## PROBLEM TO WORK ON
Quote exactly the lines from the line containing "Recreate this image as a web" to the line containing "legendLines[purpleName] = ['contraction", both lines included, please, and nothing more.

## DATA TO USE
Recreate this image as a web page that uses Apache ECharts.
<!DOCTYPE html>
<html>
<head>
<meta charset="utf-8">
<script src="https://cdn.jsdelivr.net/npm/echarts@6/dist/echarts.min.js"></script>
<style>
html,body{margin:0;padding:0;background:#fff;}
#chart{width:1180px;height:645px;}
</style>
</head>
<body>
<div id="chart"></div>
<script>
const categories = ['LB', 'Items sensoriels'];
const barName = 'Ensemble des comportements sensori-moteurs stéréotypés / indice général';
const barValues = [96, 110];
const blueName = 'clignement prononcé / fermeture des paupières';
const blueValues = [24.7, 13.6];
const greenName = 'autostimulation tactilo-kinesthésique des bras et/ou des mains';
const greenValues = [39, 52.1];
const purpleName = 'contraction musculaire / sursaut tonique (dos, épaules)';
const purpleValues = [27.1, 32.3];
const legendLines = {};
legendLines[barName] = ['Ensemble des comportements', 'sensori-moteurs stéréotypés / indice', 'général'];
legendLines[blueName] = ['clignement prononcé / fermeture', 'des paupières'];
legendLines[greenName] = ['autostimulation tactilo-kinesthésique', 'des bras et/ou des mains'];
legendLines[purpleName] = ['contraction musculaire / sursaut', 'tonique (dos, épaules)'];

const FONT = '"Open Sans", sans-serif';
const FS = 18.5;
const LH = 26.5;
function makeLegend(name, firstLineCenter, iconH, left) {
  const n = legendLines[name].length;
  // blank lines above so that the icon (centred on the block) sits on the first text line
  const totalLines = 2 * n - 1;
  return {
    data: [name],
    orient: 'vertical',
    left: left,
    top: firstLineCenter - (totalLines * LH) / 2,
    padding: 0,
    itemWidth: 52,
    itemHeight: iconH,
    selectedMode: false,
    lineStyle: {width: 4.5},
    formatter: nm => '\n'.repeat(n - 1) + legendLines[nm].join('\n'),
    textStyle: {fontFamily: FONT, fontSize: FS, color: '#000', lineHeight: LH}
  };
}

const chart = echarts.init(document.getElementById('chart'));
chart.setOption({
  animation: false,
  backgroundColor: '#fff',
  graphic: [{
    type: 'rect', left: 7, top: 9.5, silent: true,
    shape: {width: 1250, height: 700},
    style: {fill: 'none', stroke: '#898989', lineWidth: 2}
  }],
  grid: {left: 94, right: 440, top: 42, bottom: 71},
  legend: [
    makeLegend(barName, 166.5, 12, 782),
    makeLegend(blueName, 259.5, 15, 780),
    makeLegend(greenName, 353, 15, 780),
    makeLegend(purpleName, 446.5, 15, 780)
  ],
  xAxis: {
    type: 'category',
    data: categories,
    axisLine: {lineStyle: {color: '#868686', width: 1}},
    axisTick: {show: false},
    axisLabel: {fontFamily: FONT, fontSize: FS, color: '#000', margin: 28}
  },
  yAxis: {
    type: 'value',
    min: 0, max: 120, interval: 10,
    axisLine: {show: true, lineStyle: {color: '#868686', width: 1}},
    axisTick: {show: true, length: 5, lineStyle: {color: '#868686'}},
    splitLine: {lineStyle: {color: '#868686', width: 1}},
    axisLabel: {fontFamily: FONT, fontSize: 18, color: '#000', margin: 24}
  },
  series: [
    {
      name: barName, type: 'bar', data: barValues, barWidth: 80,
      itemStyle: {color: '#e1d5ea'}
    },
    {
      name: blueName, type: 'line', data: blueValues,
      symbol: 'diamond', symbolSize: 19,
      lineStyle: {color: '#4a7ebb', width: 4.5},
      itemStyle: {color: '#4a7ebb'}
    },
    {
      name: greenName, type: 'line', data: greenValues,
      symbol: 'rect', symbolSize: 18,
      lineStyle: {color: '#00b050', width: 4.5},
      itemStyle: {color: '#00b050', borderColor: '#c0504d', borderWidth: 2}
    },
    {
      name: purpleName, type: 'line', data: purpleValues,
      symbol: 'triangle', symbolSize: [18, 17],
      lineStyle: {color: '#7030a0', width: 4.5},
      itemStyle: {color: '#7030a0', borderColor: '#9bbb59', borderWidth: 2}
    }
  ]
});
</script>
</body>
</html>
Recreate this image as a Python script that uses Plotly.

* * *

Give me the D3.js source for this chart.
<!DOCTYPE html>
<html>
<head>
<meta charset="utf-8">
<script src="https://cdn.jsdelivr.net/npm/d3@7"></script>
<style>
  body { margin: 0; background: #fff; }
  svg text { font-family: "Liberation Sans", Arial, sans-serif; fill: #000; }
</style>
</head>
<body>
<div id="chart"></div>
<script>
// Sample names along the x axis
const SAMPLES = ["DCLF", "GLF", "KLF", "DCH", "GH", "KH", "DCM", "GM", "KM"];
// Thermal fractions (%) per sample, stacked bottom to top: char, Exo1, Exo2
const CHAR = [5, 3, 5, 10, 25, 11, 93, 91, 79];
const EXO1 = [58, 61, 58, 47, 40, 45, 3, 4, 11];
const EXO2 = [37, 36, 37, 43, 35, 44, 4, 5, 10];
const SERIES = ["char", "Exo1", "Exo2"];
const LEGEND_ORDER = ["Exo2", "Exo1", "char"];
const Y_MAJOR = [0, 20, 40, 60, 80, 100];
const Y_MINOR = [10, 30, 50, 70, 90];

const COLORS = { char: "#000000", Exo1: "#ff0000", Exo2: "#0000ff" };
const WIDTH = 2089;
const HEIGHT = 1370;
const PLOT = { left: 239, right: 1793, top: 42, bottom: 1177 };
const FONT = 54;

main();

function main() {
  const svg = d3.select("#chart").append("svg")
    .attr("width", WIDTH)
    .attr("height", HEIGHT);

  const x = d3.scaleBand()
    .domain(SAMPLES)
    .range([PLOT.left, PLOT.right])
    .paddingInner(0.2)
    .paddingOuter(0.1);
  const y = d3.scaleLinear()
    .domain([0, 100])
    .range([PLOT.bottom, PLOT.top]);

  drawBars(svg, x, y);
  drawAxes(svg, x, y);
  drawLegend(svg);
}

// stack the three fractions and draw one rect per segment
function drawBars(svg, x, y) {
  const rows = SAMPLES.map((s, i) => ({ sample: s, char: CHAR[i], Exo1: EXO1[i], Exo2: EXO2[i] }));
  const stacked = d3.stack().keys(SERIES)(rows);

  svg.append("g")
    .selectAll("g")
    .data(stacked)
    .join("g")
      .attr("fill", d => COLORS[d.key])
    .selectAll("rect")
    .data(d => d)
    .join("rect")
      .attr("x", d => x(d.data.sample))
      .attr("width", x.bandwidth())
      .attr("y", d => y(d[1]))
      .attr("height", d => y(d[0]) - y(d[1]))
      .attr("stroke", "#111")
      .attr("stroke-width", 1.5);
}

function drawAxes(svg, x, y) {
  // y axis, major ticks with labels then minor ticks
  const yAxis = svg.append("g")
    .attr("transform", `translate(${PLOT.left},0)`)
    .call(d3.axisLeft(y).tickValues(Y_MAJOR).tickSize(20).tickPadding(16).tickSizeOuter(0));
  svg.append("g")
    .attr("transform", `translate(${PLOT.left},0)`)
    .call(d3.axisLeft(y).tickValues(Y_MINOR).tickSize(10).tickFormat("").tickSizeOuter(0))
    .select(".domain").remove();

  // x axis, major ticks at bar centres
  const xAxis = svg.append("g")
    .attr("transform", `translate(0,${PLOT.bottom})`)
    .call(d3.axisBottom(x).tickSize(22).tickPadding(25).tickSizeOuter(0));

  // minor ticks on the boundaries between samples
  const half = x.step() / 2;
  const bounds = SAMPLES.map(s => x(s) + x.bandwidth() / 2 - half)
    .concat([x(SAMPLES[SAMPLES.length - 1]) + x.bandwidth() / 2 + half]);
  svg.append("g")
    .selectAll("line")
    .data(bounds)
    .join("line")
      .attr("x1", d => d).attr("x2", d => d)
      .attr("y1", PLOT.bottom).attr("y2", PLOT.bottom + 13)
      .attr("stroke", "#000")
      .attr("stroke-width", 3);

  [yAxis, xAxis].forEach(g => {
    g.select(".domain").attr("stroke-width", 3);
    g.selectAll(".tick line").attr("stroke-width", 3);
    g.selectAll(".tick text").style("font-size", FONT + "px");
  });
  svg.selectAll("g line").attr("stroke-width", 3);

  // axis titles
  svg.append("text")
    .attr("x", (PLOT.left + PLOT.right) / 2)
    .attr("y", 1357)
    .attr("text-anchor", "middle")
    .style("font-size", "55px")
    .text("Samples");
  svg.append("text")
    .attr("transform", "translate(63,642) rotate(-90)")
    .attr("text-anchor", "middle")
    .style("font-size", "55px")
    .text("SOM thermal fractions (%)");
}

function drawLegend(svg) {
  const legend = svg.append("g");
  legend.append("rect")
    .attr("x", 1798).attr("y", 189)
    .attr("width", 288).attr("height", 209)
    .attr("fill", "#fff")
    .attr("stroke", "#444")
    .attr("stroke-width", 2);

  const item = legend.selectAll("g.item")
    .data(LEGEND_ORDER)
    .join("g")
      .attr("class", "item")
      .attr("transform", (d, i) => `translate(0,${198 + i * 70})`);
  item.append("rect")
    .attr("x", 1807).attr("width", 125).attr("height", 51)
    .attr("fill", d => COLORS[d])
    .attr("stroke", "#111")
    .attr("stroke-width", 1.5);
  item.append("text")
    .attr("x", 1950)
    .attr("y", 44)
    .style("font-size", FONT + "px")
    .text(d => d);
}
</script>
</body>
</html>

## ANSWER TO THIS TASK
Recreate this image as a web page that uses Apache ECharts.
<!DOCTYPE html>
<html>
<head>
<meta charset="utf-8">
<script src="https://cdn.jsdelivr.net/npm/echarts@6/dist/echarts.min.js"></script>
<style>
html,body{margin:0;padding:0;background:#fff;}
#chart{width:1180px;height:645px;}
</style>
</head>
<body>
<div id="chart"></div>
<script>
const categories = ['LB', 'Items sensoriels'];
const barName = 'Ensemble des comportements sensori-moteurs stéréotypés / indice général';
const barValues = [96, 110];
const blueName = 'clignement prononcé / fermeture des paupières';
const blueValues = [24.7, 13.6];
const greenName = 'autostimulation tactilo-kinesthésique des bras et/ou des mains';
const greenValues = [39, 52.1];
const purpleName = 'contraction musculaire / sursaut tonique (dos, épaules)';
const purpleValues = [27.1, 32.3];
const legendLines = {};
legendLines[barName] = ['Ensemble des comportements', 'sensori-moteurs stéréotypés / indice', 'général'];
legendLines[blueName] = ['clignement prononcé / fermeture', 'des paupières'];
legendLines[greenName] = ['autostimulation tactilo-kinesthésique', 'des bras et/ou des mains'];
legendLines[purpleName] = ['contraction musculaire / sursaut', 'tonique (dos, épaules)'];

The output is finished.